In response to the statement “I love to live” three of the four patients replied yes. They also said yes when asked “Are you happy?” The fourth patient, a 23-year-old woman, wasn’t asked open-ended questions because her parents feared she was in a fragile emotional state.
The new mind-reading tool has been developed by neuroscientist Niels Birbaumer from Wyss Center for Bio and Neuroengineering in Geneva. Birbaumer’s brain-computer interface fits on a person’s head like a swimming cap and measures changes in electrical waves emanating from the brain and also blood flow using a technique known as near-infrared spectroscopy.

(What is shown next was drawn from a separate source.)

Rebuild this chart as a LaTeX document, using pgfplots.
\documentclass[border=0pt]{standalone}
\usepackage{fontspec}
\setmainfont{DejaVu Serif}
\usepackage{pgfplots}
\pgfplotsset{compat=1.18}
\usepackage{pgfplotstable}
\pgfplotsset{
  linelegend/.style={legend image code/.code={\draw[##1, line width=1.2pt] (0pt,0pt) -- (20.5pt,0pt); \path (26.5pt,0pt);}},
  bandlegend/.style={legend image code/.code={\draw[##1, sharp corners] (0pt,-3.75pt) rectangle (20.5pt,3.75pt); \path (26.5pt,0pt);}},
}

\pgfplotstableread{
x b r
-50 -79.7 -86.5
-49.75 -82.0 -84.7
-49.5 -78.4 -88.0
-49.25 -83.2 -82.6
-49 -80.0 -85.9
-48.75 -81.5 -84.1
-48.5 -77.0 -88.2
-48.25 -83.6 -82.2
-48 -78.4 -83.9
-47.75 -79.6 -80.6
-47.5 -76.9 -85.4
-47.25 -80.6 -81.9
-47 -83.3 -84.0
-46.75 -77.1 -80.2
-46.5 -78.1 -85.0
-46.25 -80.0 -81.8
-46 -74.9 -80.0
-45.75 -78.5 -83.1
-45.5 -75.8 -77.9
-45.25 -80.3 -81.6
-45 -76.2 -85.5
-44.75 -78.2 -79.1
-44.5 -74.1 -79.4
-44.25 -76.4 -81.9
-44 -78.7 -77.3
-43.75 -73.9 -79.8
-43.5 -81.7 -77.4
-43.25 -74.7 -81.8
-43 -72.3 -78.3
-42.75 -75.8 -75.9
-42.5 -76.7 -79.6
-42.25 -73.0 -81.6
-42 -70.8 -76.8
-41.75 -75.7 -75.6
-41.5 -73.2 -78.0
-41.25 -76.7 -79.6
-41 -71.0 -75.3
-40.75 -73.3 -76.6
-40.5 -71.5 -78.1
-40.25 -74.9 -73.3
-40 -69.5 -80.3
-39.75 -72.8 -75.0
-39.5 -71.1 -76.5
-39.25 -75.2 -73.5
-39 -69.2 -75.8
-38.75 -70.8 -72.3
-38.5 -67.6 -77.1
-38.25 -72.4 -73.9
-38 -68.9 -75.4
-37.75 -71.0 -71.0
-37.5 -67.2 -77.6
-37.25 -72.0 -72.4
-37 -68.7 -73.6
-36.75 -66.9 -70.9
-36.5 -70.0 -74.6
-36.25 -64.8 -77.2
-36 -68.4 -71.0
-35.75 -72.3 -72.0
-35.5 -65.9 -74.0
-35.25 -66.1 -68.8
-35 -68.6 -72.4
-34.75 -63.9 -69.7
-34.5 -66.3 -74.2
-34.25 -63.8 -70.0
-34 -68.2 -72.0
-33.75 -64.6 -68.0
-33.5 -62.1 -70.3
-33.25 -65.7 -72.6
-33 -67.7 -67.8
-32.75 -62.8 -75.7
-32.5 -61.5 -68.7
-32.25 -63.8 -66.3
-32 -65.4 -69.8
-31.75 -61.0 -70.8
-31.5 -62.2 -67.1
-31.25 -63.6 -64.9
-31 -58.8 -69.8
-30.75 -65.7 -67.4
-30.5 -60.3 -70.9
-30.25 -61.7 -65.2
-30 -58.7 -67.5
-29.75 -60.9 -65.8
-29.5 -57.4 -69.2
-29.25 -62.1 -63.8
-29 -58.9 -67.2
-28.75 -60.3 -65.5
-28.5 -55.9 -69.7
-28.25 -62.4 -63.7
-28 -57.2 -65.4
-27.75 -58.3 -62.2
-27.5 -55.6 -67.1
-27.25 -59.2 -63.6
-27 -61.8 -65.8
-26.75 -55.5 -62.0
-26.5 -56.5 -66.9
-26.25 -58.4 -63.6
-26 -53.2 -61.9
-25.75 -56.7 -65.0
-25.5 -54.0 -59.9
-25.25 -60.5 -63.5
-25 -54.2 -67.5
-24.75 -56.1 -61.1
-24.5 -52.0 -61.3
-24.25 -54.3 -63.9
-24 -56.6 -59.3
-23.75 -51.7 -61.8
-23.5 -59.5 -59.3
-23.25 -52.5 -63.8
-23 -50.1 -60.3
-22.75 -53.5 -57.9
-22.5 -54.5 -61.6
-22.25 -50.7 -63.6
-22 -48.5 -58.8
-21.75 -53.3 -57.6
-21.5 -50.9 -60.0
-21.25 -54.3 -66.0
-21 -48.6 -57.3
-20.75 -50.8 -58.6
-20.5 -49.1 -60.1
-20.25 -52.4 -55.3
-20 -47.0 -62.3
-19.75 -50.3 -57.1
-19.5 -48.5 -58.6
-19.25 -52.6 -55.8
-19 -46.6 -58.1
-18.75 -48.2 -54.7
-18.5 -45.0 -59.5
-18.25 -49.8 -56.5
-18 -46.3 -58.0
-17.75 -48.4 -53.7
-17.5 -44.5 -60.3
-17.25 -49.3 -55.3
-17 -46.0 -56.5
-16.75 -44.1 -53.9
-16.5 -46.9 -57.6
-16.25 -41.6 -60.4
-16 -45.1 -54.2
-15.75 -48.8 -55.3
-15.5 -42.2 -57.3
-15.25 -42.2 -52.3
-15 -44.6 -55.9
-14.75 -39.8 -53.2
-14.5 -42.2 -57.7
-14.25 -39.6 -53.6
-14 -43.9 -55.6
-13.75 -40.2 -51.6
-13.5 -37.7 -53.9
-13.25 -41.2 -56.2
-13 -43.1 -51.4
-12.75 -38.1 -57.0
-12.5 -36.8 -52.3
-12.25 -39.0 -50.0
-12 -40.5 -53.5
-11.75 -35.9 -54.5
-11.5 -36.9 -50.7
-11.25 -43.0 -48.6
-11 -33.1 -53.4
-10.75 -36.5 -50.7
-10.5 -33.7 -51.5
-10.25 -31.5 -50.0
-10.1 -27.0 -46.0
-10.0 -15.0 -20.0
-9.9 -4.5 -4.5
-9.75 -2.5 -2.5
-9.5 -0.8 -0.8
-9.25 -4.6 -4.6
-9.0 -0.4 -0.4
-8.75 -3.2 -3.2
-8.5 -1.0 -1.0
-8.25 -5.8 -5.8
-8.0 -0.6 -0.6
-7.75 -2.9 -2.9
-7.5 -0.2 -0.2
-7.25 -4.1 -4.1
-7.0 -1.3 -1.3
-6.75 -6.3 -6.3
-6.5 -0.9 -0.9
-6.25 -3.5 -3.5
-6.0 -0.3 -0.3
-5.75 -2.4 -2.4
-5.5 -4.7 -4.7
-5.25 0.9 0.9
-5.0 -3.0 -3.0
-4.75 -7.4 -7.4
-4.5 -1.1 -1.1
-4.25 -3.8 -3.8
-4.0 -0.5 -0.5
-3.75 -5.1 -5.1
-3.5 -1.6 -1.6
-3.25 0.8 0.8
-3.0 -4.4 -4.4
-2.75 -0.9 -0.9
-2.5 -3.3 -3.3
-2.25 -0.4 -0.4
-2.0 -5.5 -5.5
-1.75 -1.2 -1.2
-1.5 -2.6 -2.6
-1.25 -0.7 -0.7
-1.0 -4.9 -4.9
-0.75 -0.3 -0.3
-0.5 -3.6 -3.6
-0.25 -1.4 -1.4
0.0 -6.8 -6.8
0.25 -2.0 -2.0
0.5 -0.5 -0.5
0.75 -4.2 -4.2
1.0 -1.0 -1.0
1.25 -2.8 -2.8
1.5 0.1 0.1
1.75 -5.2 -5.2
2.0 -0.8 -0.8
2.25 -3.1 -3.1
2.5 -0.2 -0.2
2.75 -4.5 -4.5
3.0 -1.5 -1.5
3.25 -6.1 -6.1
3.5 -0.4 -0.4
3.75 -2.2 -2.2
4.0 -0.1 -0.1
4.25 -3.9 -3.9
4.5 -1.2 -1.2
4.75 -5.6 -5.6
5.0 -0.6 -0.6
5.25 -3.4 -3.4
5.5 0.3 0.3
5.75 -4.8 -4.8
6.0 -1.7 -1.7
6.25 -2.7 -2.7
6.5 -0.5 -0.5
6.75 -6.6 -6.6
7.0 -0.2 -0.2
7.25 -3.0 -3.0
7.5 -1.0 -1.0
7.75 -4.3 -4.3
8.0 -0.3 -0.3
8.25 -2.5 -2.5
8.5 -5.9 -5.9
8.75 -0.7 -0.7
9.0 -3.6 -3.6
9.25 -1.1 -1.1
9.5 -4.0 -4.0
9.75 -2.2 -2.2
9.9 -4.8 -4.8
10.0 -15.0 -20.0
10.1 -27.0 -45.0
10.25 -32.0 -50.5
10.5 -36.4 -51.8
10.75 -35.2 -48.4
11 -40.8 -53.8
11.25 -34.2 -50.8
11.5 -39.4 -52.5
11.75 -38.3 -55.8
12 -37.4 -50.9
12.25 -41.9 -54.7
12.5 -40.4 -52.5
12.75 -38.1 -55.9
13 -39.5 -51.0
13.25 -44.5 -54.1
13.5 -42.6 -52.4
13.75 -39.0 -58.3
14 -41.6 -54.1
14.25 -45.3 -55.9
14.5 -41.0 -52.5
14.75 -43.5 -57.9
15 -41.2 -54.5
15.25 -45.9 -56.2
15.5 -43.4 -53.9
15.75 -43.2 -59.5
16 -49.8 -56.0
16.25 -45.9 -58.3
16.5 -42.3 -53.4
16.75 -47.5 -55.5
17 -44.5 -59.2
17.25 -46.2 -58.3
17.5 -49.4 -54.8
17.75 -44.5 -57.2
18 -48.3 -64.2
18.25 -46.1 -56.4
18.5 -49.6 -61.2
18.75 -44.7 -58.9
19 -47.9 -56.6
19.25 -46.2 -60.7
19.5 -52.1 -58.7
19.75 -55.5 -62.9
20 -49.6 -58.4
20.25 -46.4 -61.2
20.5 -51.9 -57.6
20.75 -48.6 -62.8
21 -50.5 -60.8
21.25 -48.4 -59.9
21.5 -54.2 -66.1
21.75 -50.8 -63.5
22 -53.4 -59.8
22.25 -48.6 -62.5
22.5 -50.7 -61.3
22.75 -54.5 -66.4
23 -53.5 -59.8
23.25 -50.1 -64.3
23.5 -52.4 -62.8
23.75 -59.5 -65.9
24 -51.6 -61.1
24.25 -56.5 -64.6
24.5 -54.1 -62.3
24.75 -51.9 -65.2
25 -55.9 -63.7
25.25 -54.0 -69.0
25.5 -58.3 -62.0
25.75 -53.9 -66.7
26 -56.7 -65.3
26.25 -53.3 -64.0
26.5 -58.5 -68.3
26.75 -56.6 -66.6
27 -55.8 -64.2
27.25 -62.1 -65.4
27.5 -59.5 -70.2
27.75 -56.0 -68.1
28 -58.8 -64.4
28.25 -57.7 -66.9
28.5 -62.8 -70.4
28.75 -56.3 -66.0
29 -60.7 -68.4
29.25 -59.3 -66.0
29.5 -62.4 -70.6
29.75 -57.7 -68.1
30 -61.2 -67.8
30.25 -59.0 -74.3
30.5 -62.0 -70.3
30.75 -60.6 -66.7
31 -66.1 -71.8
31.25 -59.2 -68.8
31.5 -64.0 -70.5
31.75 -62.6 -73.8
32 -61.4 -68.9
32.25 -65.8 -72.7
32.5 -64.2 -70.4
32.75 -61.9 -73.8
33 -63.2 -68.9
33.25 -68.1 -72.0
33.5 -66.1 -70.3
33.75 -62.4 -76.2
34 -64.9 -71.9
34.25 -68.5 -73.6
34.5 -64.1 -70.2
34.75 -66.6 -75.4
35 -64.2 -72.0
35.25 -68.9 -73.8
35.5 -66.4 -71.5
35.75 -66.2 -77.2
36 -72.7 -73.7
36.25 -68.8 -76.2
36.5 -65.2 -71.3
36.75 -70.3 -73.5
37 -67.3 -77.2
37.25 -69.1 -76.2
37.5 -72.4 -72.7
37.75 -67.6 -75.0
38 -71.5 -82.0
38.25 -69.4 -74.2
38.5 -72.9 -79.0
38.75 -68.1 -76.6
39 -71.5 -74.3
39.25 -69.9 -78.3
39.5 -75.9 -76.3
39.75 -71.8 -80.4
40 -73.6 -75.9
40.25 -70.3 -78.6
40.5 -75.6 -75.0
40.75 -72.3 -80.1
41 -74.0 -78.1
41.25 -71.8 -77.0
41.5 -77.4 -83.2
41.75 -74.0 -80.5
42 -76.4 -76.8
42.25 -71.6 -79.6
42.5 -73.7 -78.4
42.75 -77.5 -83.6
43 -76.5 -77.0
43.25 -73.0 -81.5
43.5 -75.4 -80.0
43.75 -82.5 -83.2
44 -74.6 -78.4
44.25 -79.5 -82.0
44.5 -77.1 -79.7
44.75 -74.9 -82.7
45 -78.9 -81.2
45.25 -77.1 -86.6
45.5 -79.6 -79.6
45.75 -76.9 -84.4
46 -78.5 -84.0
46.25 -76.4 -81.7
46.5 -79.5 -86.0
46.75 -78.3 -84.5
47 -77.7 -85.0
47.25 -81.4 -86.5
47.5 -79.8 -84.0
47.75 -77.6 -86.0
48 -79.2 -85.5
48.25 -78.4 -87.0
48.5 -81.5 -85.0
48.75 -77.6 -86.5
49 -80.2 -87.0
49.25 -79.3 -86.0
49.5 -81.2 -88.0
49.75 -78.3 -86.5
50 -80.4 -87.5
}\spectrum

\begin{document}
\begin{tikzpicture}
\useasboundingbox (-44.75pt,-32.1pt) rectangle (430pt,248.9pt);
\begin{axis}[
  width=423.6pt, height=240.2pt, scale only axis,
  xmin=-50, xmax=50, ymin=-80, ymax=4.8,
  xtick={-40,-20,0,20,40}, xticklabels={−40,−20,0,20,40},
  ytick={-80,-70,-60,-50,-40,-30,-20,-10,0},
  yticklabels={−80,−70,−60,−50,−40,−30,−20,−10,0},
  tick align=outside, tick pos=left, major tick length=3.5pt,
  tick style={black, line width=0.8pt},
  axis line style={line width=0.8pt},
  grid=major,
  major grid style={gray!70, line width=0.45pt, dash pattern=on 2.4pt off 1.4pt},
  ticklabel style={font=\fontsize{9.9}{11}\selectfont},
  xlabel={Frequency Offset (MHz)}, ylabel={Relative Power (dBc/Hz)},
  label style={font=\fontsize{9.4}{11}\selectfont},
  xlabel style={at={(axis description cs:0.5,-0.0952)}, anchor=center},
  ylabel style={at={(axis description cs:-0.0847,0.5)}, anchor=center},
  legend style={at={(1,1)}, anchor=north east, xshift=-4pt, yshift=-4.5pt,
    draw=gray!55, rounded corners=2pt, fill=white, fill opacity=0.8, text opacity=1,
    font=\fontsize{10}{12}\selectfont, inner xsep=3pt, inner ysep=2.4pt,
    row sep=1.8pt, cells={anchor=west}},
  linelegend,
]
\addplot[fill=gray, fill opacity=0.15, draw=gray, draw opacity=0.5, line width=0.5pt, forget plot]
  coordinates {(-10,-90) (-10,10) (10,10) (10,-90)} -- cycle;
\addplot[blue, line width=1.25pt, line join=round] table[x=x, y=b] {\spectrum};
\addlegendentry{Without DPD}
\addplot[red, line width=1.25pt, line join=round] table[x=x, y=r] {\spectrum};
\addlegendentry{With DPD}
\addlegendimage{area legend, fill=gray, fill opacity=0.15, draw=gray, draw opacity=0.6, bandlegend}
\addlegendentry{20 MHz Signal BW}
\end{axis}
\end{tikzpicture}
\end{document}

To verify the four could communicate, Birbaumer’s team asked patients, over the course of about 10 days of testing, to respond yes or no to statements such as “You were born in Berlin” or “Paris is the capital of Germany” by modulating their thoughts and altering the blood-flow pattern. The answers relayed through the system were consistent about 70 percent of the time, substantially better than chance.
The new device opens up new vistas in the treatment of patients suffering from acute paralysis. Though the tools are in a primitive stage and can only record yes and nos from the patients, researchers feel that the tool can soon help for better treatment of such patients. The tool is also a manna from heaven for relatives and loved ones of the patients as they can finally communicate with such patients.
The study has been published in the journal PLOS Biology.